Creditors, minister to discuss DEPA, NOME auctions today

Greece’s recently appointed energy minister Giorgos Stathakis is scheduled to meet with the creditor representatives this afternoon for talks concerning pending energy-sector prior actions required for the bailout program’s second review.

The creditor representatives are set to depart from Athens tomorrow. Natural gas market reforms and NOME auction revisions for the electricity market are the two key issues that remain unresolved.

The creditors are applying pressure for DEPA, the Public Gas Corporation, to fully withdraw from Greece’s retail natural gas market. Creditor representatives believe that such a move could represent the compensation being sought by Shell and Eni for the premature loss of their regional monopolies.

DEPA, the Public Gas Corporation, holds majority 51 percent stakes in the country’s three existing EPA gas supply companies. Shell holds a 49% stake in the company serving the wider Athens region, while the Italian multinational Eni holds 49% stakes in the Thessalia and Thessaloniki ventures.

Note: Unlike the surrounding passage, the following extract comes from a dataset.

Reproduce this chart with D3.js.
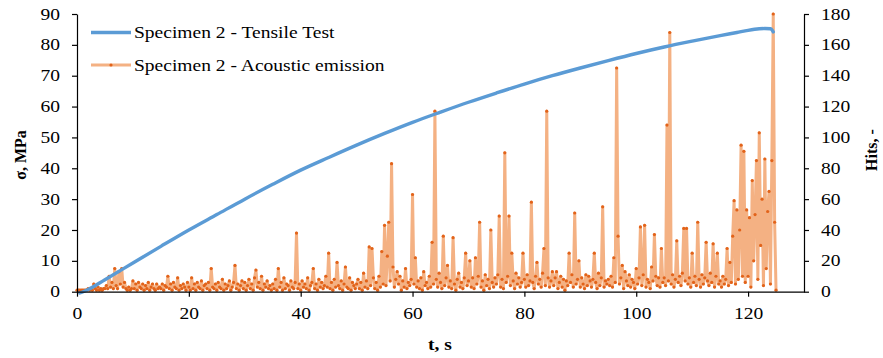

According to certain sources, the creditor representatives will push for a commitment by Greek officials concerning DEPA’s retail gas market withdrawal as a condition for the completion of the bailout’s second review.

As for the electricity market, the creditors want a more effective formula for the NOME auctions, introduced last month with the intention of providing third parties with access to main power utility PPC’s low-cost lignite and hydropower sources as a measure to help break the utility’s market dominance. More specifically, the creditors want the auction starting price to be lowered in December, based on new CO2 emission allowance prices.